2010/02/05

Chaney (2008)

Distorted Gravity: The Intensive and Extensive Margins of International Trade
By Thomas Chaney
American Economic Review 2008, 98:4, 1707–1721

同じ内容のJob-Market Paper (Distorted gravity: Heterogeneous Firms, Market Structure and the Geography of International Trade)
http://sticerd.lse.ac.uk/seminarpapers/special21022005.pdf

Melitz (2003)を踏み台にして、下記引用部のような対立する見解について、実証分析してる。
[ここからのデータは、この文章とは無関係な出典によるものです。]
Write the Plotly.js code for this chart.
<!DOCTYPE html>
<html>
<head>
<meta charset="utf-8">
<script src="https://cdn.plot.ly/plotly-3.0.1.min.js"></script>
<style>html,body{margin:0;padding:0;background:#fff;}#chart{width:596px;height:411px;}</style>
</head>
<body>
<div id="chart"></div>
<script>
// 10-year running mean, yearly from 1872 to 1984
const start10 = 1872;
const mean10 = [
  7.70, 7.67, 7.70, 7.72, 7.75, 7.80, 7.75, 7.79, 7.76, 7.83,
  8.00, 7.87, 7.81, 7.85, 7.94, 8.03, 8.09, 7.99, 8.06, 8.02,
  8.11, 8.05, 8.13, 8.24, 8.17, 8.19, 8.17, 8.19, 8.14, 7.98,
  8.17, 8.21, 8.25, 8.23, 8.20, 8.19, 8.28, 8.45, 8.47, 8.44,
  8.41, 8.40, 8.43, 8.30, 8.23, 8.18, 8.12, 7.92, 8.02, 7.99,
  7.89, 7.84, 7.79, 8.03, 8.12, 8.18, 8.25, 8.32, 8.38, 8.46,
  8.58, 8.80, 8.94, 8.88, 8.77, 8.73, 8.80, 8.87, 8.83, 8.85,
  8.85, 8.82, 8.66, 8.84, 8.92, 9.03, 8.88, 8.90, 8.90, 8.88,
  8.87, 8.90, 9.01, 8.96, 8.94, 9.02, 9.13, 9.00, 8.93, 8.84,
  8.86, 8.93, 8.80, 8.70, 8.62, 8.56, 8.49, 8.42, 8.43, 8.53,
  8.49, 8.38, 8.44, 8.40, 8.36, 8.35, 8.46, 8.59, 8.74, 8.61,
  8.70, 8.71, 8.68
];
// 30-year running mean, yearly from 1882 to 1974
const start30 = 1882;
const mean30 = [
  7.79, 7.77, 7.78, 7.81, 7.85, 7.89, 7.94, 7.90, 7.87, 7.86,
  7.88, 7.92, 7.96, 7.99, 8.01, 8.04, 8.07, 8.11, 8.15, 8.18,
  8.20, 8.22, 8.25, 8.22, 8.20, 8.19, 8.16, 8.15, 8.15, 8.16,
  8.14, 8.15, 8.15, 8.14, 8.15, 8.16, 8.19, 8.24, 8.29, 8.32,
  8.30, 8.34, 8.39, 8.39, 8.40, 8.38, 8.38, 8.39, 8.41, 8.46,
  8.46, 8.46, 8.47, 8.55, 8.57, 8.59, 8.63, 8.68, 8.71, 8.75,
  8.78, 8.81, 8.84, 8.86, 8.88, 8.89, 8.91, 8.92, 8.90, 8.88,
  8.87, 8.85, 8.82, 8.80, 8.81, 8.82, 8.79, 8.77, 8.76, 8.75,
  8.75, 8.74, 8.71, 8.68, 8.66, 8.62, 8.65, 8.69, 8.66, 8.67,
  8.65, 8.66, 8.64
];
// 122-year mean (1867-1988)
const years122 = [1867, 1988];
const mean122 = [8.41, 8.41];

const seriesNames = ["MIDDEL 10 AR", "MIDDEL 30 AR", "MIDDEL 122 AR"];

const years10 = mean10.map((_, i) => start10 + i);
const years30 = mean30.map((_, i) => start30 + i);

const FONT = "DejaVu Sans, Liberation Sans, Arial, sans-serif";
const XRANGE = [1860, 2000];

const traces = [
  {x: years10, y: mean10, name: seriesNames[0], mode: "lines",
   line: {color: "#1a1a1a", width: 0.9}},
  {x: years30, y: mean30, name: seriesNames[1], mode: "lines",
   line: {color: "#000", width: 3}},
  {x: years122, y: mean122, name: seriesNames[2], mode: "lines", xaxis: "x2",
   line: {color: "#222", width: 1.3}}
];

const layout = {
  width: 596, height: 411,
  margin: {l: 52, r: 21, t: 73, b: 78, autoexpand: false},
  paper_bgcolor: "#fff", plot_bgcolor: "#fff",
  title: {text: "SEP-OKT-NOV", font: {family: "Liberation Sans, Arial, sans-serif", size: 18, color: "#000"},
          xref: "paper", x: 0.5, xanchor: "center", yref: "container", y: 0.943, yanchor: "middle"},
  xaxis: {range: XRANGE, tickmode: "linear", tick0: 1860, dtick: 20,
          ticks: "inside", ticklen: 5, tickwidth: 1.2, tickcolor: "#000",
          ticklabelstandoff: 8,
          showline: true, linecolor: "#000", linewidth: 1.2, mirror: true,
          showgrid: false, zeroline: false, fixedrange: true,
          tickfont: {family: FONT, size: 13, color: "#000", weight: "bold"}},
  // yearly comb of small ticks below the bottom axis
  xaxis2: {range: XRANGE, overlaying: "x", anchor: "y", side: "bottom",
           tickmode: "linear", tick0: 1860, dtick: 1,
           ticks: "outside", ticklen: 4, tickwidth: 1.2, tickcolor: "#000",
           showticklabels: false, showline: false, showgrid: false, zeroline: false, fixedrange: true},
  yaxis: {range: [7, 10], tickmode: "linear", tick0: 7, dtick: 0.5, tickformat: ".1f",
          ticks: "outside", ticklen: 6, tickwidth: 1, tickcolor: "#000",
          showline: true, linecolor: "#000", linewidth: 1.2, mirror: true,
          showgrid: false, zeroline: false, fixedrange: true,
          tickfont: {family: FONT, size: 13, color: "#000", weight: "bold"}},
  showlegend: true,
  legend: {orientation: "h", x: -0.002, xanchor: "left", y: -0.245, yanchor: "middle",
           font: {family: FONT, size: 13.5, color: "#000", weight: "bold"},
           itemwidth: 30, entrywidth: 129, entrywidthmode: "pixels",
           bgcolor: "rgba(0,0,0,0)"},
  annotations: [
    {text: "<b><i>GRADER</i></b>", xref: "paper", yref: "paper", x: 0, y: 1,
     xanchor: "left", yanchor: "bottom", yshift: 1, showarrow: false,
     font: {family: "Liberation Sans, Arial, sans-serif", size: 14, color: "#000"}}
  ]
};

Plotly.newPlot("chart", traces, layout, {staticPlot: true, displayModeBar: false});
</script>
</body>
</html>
その結果としてFirm Heterogeneityの仮定のもとでは、(1)貿易障壁が小さくなったり輸出の参入障壁が小さくなったりすると輸出量が増える。(2)代替弾力性の小さいセクターほど、貿易障壁が小さくなった時の貿易増加が小さくなる。

企業の生産性の異質性が貿易量に与える影響の実証
http://tetteresearch.net/seminarpaper/2005/11/16.html
貿易を行うときの障壁が低下したときに貿易量がどれだけ増えるかは、各財の需要の代替弾力性に正に依することがKrugmanのモデルによって示されていた。代替弾力性が大きいと貿易コストの低下で輸出入品の価格が下がったときにそれだけ国内品から需要を奪うからである。しかし、その分析は産業内の企業の生産性が同質であることを前提にしていた。この論文は生産性にばらつきがあるケースでは、財の需要の代替弾力性の影響は正反対になることを示している。生産性にばらつきがあるケースでは,一部の高い生産性を持つ企業しか輸出しない。この場合貿易コストが低下したときにはすでに輸出していた企業が輸出量を伸ばす効果だけでなく,新たに外国市場に参入する企業が出てくる効果も出てくる。後者の効果は代替弾力性が小さいほど大きい。新たに参入する企業は輸出企業の中では比較的生産性が低いので代替の弾力性が小さくて市場競争が激しくないときほどより多く輸出することができるからだ。この後者の効果が大きいと,需要の代替弾力性が小さいときこそ,貿易を行うときの障壁が低下したときの貿易量拡大効果は大きいことになる。